_STATED TASK_:
The listing below should be written out exactly; please include all of it.

--- BEGIN DATA BLOCK ---

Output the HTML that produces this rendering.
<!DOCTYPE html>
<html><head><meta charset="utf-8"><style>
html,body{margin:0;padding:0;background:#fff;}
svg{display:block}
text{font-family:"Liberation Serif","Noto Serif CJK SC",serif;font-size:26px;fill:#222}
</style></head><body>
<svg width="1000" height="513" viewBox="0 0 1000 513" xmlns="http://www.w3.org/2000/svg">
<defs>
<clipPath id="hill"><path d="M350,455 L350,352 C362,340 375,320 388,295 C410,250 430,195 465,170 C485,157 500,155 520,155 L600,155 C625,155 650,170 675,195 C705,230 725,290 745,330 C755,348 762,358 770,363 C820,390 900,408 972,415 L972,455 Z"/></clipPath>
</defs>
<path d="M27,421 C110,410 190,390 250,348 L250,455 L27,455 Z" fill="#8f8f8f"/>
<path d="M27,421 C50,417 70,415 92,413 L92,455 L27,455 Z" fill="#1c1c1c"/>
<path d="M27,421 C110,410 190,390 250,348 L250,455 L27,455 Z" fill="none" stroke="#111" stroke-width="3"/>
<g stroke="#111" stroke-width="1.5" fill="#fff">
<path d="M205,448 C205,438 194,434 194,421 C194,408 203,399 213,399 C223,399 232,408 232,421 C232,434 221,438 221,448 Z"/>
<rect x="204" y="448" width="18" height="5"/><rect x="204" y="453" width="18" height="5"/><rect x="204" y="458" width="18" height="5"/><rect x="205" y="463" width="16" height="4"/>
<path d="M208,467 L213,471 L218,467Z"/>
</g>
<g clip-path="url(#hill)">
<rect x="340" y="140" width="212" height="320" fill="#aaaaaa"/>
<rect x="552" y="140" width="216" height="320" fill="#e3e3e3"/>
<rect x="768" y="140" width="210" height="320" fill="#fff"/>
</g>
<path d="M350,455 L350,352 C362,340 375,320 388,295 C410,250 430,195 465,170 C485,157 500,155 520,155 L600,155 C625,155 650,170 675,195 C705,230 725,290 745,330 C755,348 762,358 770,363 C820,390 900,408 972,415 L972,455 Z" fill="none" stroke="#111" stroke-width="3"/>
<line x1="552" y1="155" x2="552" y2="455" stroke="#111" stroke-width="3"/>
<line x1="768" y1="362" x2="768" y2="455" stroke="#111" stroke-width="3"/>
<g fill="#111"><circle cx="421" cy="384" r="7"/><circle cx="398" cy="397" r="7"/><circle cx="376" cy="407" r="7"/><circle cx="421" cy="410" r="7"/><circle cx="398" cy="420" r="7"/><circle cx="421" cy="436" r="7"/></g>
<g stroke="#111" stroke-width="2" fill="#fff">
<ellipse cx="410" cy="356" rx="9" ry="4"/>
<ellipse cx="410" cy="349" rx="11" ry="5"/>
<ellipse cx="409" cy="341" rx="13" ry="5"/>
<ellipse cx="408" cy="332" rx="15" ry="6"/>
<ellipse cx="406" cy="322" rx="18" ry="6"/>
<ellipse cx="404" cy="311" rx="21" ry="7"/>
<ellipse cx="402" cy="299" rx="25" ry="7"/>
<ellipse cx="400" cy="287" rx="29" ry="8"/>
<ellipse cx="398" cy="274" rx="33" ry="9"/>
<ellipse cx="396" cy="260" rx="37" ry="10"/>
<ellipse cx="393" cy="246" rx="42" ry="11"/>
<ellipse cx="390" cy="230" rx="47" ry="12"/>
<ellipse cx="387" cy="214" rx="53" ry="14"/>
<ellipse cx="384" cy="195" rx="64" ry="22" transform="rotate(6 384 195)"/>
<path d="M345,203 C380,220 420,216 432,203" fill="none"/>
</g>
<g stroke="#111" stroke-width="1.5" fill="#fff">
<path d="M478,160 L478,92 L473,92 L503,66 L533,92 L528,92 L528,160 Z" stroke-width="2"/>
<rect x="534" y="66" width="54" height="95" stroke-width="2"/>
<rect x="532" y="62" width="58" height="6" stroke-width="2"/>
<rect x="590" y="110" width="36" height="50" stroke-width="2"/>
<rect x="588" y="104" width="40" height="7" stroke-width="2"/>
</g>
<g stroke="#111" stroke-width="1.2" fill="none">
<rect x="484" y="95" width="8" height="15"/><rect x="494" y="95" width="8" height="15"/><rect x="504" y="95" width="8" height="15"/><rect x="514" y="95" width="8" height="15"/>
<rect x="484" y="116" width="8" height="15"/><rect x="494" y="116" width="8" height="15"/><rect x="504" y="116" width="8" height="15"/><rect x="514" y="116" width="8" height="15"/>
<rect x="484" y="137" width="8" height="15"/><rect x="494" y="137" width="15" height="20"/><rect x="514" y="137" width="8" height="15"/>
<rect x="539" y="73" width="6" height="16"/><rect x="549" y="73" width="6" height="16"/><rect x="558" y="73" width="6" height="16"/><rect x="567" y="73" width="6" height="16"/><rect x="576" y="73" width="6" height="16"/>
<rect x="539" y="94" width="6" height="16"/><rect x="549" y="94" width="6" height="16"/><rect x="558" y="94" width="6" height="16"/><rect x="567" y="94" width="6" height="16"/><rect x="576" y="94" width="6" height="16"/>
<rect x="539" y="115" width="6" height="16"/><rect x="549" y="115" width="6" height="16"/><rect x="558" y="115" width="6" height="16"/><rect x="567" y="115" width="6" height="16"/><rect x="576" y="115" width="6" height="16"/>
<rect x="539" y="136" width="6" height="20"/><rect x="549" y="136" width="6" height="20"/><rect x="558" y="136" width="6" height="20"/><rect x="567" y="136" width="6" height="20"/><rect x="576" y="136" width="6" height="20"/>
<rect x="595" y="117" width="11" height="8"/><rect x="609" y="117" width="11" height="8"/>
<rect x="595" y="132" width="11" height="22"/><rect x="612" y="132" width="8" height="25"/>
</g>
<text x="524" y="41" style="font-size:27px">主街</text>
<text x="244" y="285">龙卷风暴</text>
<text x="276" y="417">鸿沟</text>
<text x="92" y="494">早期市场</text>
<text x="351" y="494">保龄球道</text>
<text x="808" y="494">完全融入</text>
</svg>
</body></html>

--- END DATA BLOCK ---

_RESULT_:
Output the HTML that produces this rendering.
<!DOCTYPE html>
<html><head><meta charset="utf-8"><style>
html,body{margin:0;padding:0;background:#fff;}
svg{display:block}
text{font-family:"Liberation Serif","Noto Serif CJK SC",serif;font-size:26px;fill:#222}
</style></head><body>
<svg width="1000" height="513" viewBox="0 0 1000 513" xmlns="http://www.w3.org/2000/svg">
<defs>
<clipPath id="hill"><path d="M350,455 L350,352 C362,340 375,320 388,295 C410,250 430,195 465,170 C485,157 500,155 520,155 L600,155 C625,155 650,170 675,195 C705,230 725,290 745,330 C755,348 762,358 770,363 C820,390 900,408 972,415 L972,455 Z"/></clipPath>
</defs>
<path d="M27,421 C110,410 190,390 250,348 L250,455 L27,455 Z" fill="#8f8f8f"/>
<path d="M27,421 C50,417 70,415 92,413 L92,455 L27,455 Z" fill="#1c1c1c"/>
<path d="M27,421 C110,410 190,390 250,348 L250,455 L27,455 Z" fill="none" stroke="#111" stroke-width="3"/>
<g stroke="#111" stroke-width="1.5" fill="#fff">
<path d="M205,448 C205,438 194,434 194,421 C194,408 203,399 213,399 C223,399 232,408 232,421 C232,434 221,438 221,448 Z"/>
<rect x="204" y="448" width="18" height="5"/><rect x="204" y="453" width="18" height="5"/><rect x="204" y="458" width="18" height="5"/><rect x="205" y="463" width="16" height="4"/>
<path d="M208,467 L213,471 L218,467Z"/>
</g>
<g clip-path="url(#hill)">
<rect x="340" y="140" width="212" height="320" fill="#aaaaaa"/>
<rect x="552" y="140" width="216" height="320" fill="#e3e3e3"/>
<rect x="768" y="140" width="210" height="320" fill="#fff"/>
</g>
<path d="M350,455 L350,352 C362,340 375,320 388,295 C410,250 430,195 465,170 C485,157 500,155 520,155 L600,155 C625,155 650,170 675,195 C705,230 725,290 745,330 C755,348 762,358 770,363 C820,390 900,408 972,415 L972,455 Z" fill="none" stroke="#111" stroke-width="3"/>
<line x1="552" y1="155" x2="552" y2="455" stroke="#111" stroke-width="3"/>
<line x1="768" y1="362" x2="768" y2="455" stroke="#111" stroke-width="3"/>
<g fill="#111"><circle cx="421" cy="384" r="7"/><circle cx="398" cy="397" r="7"/><circle cx="376" cy="407" r="7"/><circle cx="421" cy="410" r="7"/><circle cx="398" cy="420" r="7"/><circle cx="421" cy="436" r="7"/></g>
<g stroke="#111" stroke-width="2" fill="#fff">
<ellipse cx="410" cy="356" rx="9" ry="4"/>
<ellipse cx="410" cy="349" rx="11" ry="5"/>
<ellipse cx="409" cy="341" rx="13" ry="5"/>
<ellipse cx="408" cy="332" rx="15" ry="6"/>
<ellipse cx="406" cy="322" rx="18" ry="6"/>
<ellipse cx="404" cy="311" rx="21" ry="7"/>
<ellipse cx="402" cy="299" rx="25" ry="7"/>
<ellipse cx="400" cy="287" rx="29" ry="8"/>
<ellipse cx="398" cy="274" rx="33" ry="9"/>
<ellipse cx="396" cy="260" rx="37" ry="10"/>
<ellipse cx="393" cy="246" rx="42" ry="11"/>
<ellipse cx="390" cy="230" rx="47" ry="12"/>
<ellipse cx="387" cy="214" rx="53" ry="14"/>
<ellipse cx="384" cy="195" rx="64" ry="22" transform="rotate(6 384 195)"/>
<path d="M345,203 C380,220 420,216 432,203" fill="none"/>
</g>
<g stroke="#111" stroke-width="1.5" fill="#fff">
<path d="M478,160 L478,92 L473,92 L503,66 L533,92 L528,92 L528,160 Z" stroke-width="2"/>
<rect x="534" y="66" width="54" height="95" stroke-width="2"/>
<rect x="532" y="62" width="58" height="6" stroke-width="2"/>
<rect x="590" y="110" width="36" height="50" stroke-width="2"/>
<rect x="588" y="104" width="40" height="7" stroke-width="2"/>
</g>
<g stroke="#111" stroke-width="1.2" fill="none">
<rect x="484" y="95" width="8" height="15"/><rect x="494" y="95" width="8" height="15"/><rect x="504" y="95" width="8" height="15"/><rect x="514" y="95" width="8" height="15"/>
<rect x="484" y="116" width="8" height="15"/><rect x="494" y="116" width="8" height="15"/><rect x="504" y="116" width="8" height="15"/><rect x="514" y="116" width="8" height="15"/>
<rect x="484" y="137" width="8" height="15"/><rect x="494" y="137" width="15" height="20"/><rect x="514" y="137" width="8" height="15"/>
<rect x="539" y="73" width="6" height="16"/><rect x="549" y="73" width="6" height="16"/><rect x="558" y="73" width="6" height="16"/><rect x="567" y="73" width="6" height="16"/><rect x="576" y="73" width="6" height="16"/>
<rect x="539" y="94" width="6" height="16"/><rect x="549" y="94" width="6" height="16"/><rect x="558" y="94" width="6" height="16"/><rect x="567" y="94" width="6" height="16"/><rect x="576" y="94" width="6" height="16"/>
<rect x="539" y="115" width="6" height="16"/><rect x="549" y="115" width="6" height="16"/><rect x="558" y="115" width="6" height="16"/><rect x="567" y="115" width="6" height="16"/><rect x="576" y="115" width="6" height="16"/>
<rect x="539" y="136" width="6" height="20"/><rect x="549" y="136" width="6" height="20"/><rect x="558" y="136" width="6" height="20"/><rect x="567" y="136" width="6" height="20"/><rect x="576" y="136" width="6" height="20"/>
<rect x="595" y="117" width="11" height="8"/><rect x="609" y="117" width="11" height="8"/>
<rect x="595" y="132" width="11" height="22"/><rect x="612" y="132" width="8" height="25"/>
</g>
<text x="524" y="41" style="font-size:27px">主街</text>
<text x="244" y="285">龙卷风暴</text>
<text x="276" y="417">鸿沟</text>
<text x="92" y="494">早期市场</text>
<text x="351" y="494">保龄球道</text>
<text x="808" y="494">完全融入</text>
</svg>
</body></html>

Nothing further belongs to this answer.